Given data:

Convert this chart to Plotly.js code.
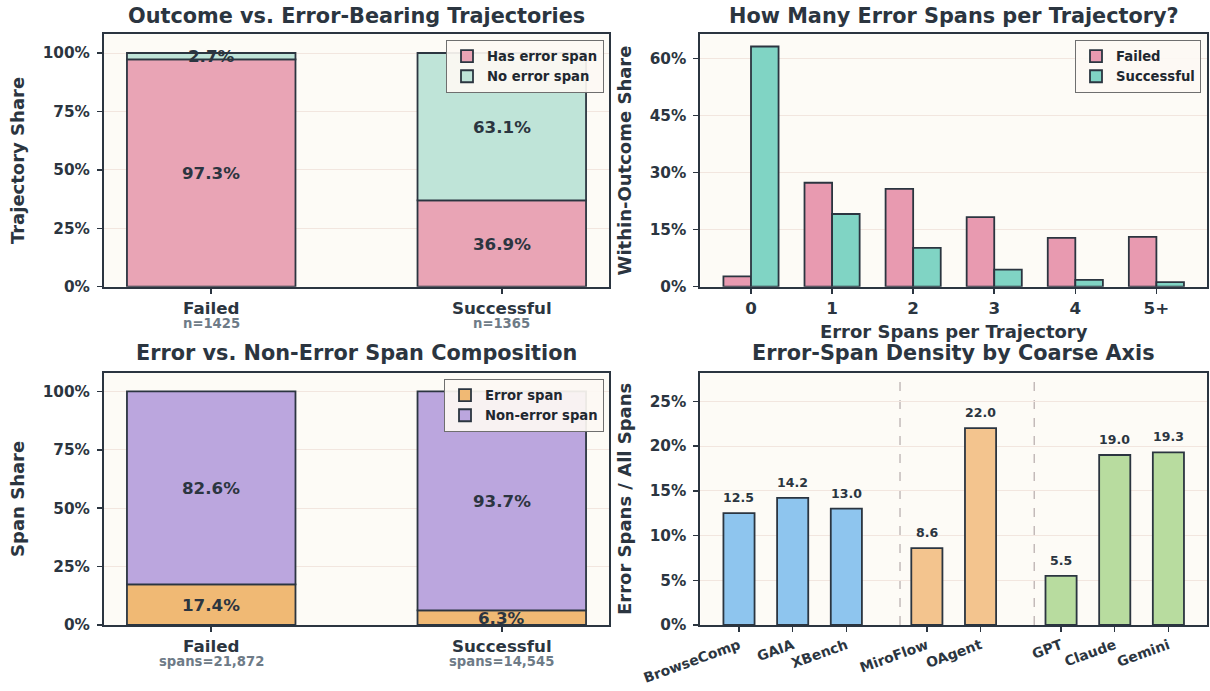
<!DOCTYPE html>
<html>
<head>
<meta charset="utf-8">
<script src="https://cdn.plot.ly/plotly-3.0.1.min.js"></script>
<style>
html,body{margin:0;padding:0;background:#ffffff;}
#chart{width:1210px;height:691px;}
</style>
</head>
<body>
<div id="chart"></div>
<script>
// ---------------- DATA ----------------
const outcomes = ['Failed', 'Successful'];
const trajectoryCounts = [1425, 1365];
const hasErrorShare = [97.3, 36.9];
const noErrorShare = [2.7, 63.1];

const spanBins = ['0', '1', '2', '3', '4', '5+'];
const failedSpanDist = [2.7, 27.3, 25.7, 18.3, 12.8, 13.1];
const successSpanDist = [63.1, 19.1, 10.2, 4.5, 1.8, 1.2];

const spanCounts = [21872, 14545];
const errorSpanShare = [17.4, 6.3];
const nonErrorSpanShare = [82.6, 93.7];

const densityLabels = ['BrowseComp', 'GAIA', 'XBench', 'MiroFlow', 'OAgent', 'GPT', 'Claude', 'Gemini'];
const densityGroups = ['benchmark', 'benchmark', 'benchmark', 'framework', 'framework', 'model', 'model', 'model'];
const densityValues = [12.5, 14.2, 13.0, 8.6, 22.0, 5.5, 19.0, 19.3];

// ---------------- STYLE ----------------
const FONT = 'DejaVu Sans, Verdana, sans-serif';
const DARK = '#2b3540';
const GREY = '#6e7b87';
const PLOT_BG = '#fdfbf6';
const GRID = '#f2e6df';
const PINK = '#e9a4b5';
const MINT = '#bfe4d8';
const PINK2 = '#e89ab0';
const TEAL2 = '#80d4c4';
const ORANGE = '#f0b974';
const PURPLE = '#bba6de';
const groupColors = {benchmark: '#8ec5ee', framework: '#f3c48e', model: '#b8dc9f'};

const W = 1210, H = 691;
const px = v => v / W;
const py = v => 1 - v / H;

const domL = [px(104), px(609)];
const domR = [px(700.4), px(1207)];
const domTop = [py(286.7), py(34.3)];
const domBot = [py(625), py(372.7)];

// bar positions for density panel (gap between groups)
const densityPos = [];
{
  let p = 0;
  densityGroups.forEach((g, i) => {
    if (i > 0) { p += 1; if (g !== densityGroups[i - 1]) p += 0.5; }
    densityPos.push(p);
  });
}
const dividers = [];
densityGroups.forEach((g, i) => { if (i > 0 && g !== densityGroups[i - 1]) dividers.push(densityPos[i] - 0.5); });

const edge = {color: DARK, width: 1.8};

const traces = [
  // Panel 1
  {type: 'bar', x: outcomes, y: hasErrorShare, base: [0, 0], width: 0.58, name: 'Has error span',
   marker: {color: PINK, line: edge}, xaxis: 'x', yaxis: 'y', legend: 'legend', hoverinfo: 'none'},
  {type: 'bar', x: outcomes, y: noErrorShare, base: hasErrorShare, width: 0.58, name: 'No error span',
   marker: {color: MINT, line: edge}, xaxis: 'x', yaxis: 'y', legend: 'legend', hoverinfo: 'none'},
  // Panel 2
  {type: 'bar', x: spanBins, y: failedSpanDist, width: 0.34, offset: -0.34, name: 'Failed',
   marker: {color: PINK2, line: edge}, xaxis: 'x2', yaxis: 'y2', legend: 'legend2', hoverinfo: 'none'},
  {type: 'bar', x: spanBins, y: successSpanDist, width: 0.34, offset: 0, name: 'Successful',
   marker: {color: TEAL2, line: edge}, xaxis: 'x2', yaxis: 'y2', legend: 'legend2', hoverinfo: 'none'},
  // Panel 3
  {type: 'bar', x: outcomes, y: errorSpanShare, base: [0, 0], width: 0.58, name: 'Error span',
   marker: {color: ORANGE, line: edge}, xaxis: 'x3', yaxis: 'y3', legend: 'legend3', hoverinfo: 'none'},
  {type: 'bar', x: outcomes, y: nonErrorSpanShare, base: errorSpanShare, width: 0.58, name: 'Non-error span',
   marker: {color: PURPLE, line: edge}, xaxis: 'x3', yaxis: 'y3', legend: 'legend3', hoverinfo: 'none'},
  // Panel 4
  {type: 'bar', x: densityPos, y: densityValues, width: 0.58, showlegend: false,
   marker: {color: densityGroups.map(g => groupColors[g]), line: edge}, xaxis: 'x4', yaxis: 'y4', hoverinfo: 'none'}
];

const tickFont = {family: FONT, size: 15.3, color: DARK, weight: 'bold'};
const bigTickFont = {family: FONT, size: 16.7, color: DARK, weight: 'bold'};
const axTitleFont = {family: FONT, size: 18, color: DARK, weight: 'bold'};

function yAxis(domain, anchor, range, dtick, title) {
  return {
    domain: domain, anchor: anchor, range: range, dtick: dtick, tick0: 0, ticksuffix: '%',
    showline: true, mirror: true, linecolor: DARK, linewidth: 2,
    ticks: 'outside', ticklen: 5, tickwidth: 1.5, tickcolor: DARK, ticklabelstandoff: 4,
    showgrid: true, gridcolor: GRID, gridwidth: 1, zeroline: false,
    tickfont: tickFont, fixedrange: true,
    title: {text: title, font: axTitleFont, standoff: 13}
  };
}
function xAxis(domain, anchor, extra) {
  return Object.assign({
    domain: domain, anchor: anchor,
    showline: true, mirror: true, linecolor: DARK, linewidth: 2,
    ticks: 'outside', ticklen: 5, tickwidth: 1.5, tickcolor: DARK,
    showgrid: false, zeroline: false, fixedrange: true,
    tickfont: bigTickFont
  }, extra);
}

const annotations = [];
// Panel titles
const titleSpec = [
  ['Outcome vs. Error-Bearing Trajectories', domL, 16],
  ['How Many Error Spans per Trajectory?', domR, 16],
  ['Error vs. Non-Error Span Composition', domL, 353],
  ['Error-Span Density by Coarse Axis', domR, 353]
];
titleSpec.forEach(([t, d, yc]) => annotations.push({
  text: t, xref: 'paper', yref: 'paper', x: (d[0] + d[1]) / 2, y: py(yc),
  xanchor: 'center', yanchor: 'middle', showarrow: false,
  font: {family: FONT, size: 20.8, color: DARK, weight: 'bold'}
}));

const segFont = {family: FONT, size: 16.7, color: DARK, weight: 'bold'};
const subFont = {family: FONT, size: 13.2, color: GREY, weight: 'bold'};
// Panel 1 segment labels
outcomes.forEach((o, i) => {
  annotations.push({text: hasErrorShare[i].toFixed(1) + '%', x: o, y: hasErrorShare[i] / 2, xref: 'x', yref: 'y', showarrow: false, font: segFont});
  annotations.push({text: noErrorShare[i].toFixed(1) + '%', x: o, y: hasErrorShare[i] + noErrorShare[i] / 2, xref: 'x', yref: 'y', showarrow: false, font: segFont});
  annotations.push({text: 'n=' + trajectoryCounts[i], x: o, y: py(323.5), xref: 'x', yref: 'paper', yanchor: 'middle', showarrow: false, font: subFont});
});
// Panel 3 segment labels
outcomes.forEach((o, i) => {
  annotations.push({text: errorSpanShare[i].toFixed(1) + '%', x: o, y: errorSpanShare[i] / 2, xref: 'x3', yref: 'y3', showarrow: false, font: segFont});
  annotations.push({text: nonErrorSpanShare[i].toFixed(1) + '%', x: o, y: errorSpanShare[i] + nonErrorSpanShare[i] / 2, xref: 'x3', yref: 'y3', showarrow: false, font: segFont});
  annotations.push({text: 'spans=' + spanCounts[i].toLocaleString('en-US'), x: o, y: py(661), xref: 'x3', yref: 'paper', yanchor: 'middle', showarrow: false, font: subFont});
});
// Panel 4 value labels
densityPos.forEach((p, i) => annotations.push({
  text: densityValues[i].toFixed(1), x: p, y: densityValues[i], xref: 'x4', yref: 'y4',
  yanchor: 'bottom', yshift: 6, showarrow: false,
  font: {family: FONT, size: 12.5, color: DARK, weight: 'bold'}
}));

const shapes = dividers.map(d => ({
  type: 'line', xref: 'x4', yref: 'y4 domain', x0: d, x1: d, y0: 0, y1: 1,
  line: {color: '#b5abab', width: 1.2, dash: 'dash'}, layer: 'below'
}));

const legendBase = {
  bgcolor: 'rgba(253,249,243,0.92)', bordercolor: '#6f6f6f', borderwidth: 1,
  font: {family: FONT, size: 13.2, color: '#1f2830', weight: 'bold'},
  xanchor: 'right', yanchor: 'top', traceorder: 'normal', itemclick: false, itemdoubleclick: false,
  tracegroupgap: 0
};

const layout = {
  width: W, height: H,
  margin: {l: 0, r: 0, t: 0, b: 0},
  paper_bgcolor: '#ffffff', plot_bgcolor: PLOT_BG,
  barmode: 'overlay',
  font: {family: FONT, color: DARK},
  xaxis: xAxis(domL, 'y', {range: [-0.369, 1.369], type: 'category'}),
  yaxis: yAxis(domTop, 'x', [0, 108], 25, 'Trajectory Share'),
  xaxis2: xAxis(domR, 'y2', {range: [-0.624, 5.624], type: 'category',
    title: {text: 'Error Spans per Trajectory', font: axTitleFont, standoff: 9}}),
  yaxis2: yAxis(domTop, 'x2', [0, 66.3], 15, 'Within-Outcome Share'),
  xaxis3: xAxis(domL, 'y3', {range: [-0.369, 1.369], type: 'category'}),
  yaxis3: yAxis(domBot, 'x3', [0, 108], 25, 'Span Share'),
  xaxis4: xAxis(domR, 'y4', {range: [-0.719, 8.719], tickmode: 'array', tickvals: densityPos, ticktext: densityLabels,
    tickangle: -20, tickfont: {family: FONT, size: 13.9, color: DARK, weight: 'bold'}}),
  yaxis4: yAxis(domBot, 'x4', [0, 28.2], 5, 'Error Spans / All Spans'),
  legend: Object.assign({}, legendBase, {x: px(604), y: py(40)}),
  legend2: Object.assign({}, legendBase, {x: px(1201), y: py(40)}),
  legend3: Object.assign({}, legendBase, {x: px(604), y: py(379)}),
  annotations: annotations,
  shapes: shapes
};

Plotly.newPlot('chart', traces, layout, {displayModeBar: false, staticPlot: true});
</script>
</body>
</html>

Exercise task:
Write only the number of lines that include "chart".

Task answer:
4